En la madrugada primero tomó el cuartel del ministerio de Defensa en el centro de Rostov-on-Don (a 1.200 kilómetros de Moscú) y después se lo vio en un video coordinando acciones con los comandantes regulares del ejército en ese lugar. A partir de ese momento, todo fue confuso y se sucedieron las acciones. Por un lado, hay una columna del Grupo Wagner que continúa avanzando hacia Moscú y ya llegó a Voronezh, a mitad de camino de la capital. En ese trayecto se registraron combates y hubo ataques por parte de helicópteros. Por otra parte, hay una columna de mercenarios chechenos a las órdenes de Ramzan Kadyrov, el “carnicero de Grozny”, que se aproximan a Rostov-on-Don, supuestamente para reprimir a los Wagner. Otros hablan de que se van a unir a ellos. También hay rumores de que Putin dejó Moscú para refugiarse en San Petersburgo. De Shoigu no se sabe nada. Todo es muy dinámico.

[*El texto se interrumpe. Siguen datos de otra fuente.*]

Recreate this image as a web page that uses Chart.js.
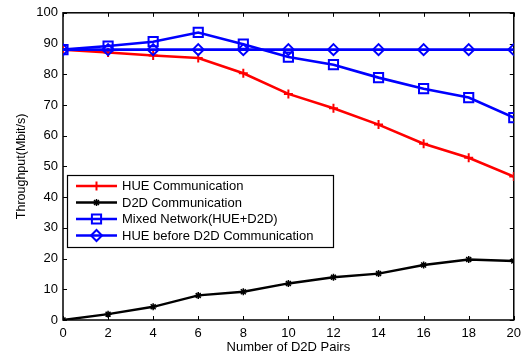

Más allá de lo que suceda dentro de Rusia, este es ya el principio del fin de la invasión a Ucrania. Ningún ejército en guerra se puede permitir la más mínima disidencia. ¿Qué actitud van a tomar los comandantes rusos que están en el frente ucraniano? ¿Y sus soldados? ¿Van a combatir? En este momento no saben en nombre de quién y por qué lo están haciendo. Ya hay información de que los ucranianos lograron romper las líneas enemigas en la región de Zaporizhzhia.
Por otra parte, nunca hay que olvidar que lo que está en juego acá es el poder de una potencia nuclear. Quien llegue al Kremlin tendrá una de las tres llaves que se necesitan para lanzar una ojiva con la carga para hacer desaparecer a una buena parte de Europa en apenas segundos.
A Putin se le escapó la bestia que él creía haber entrenado a la perfección para cumplir con sus deseos y que en este momento está suelto y furioso.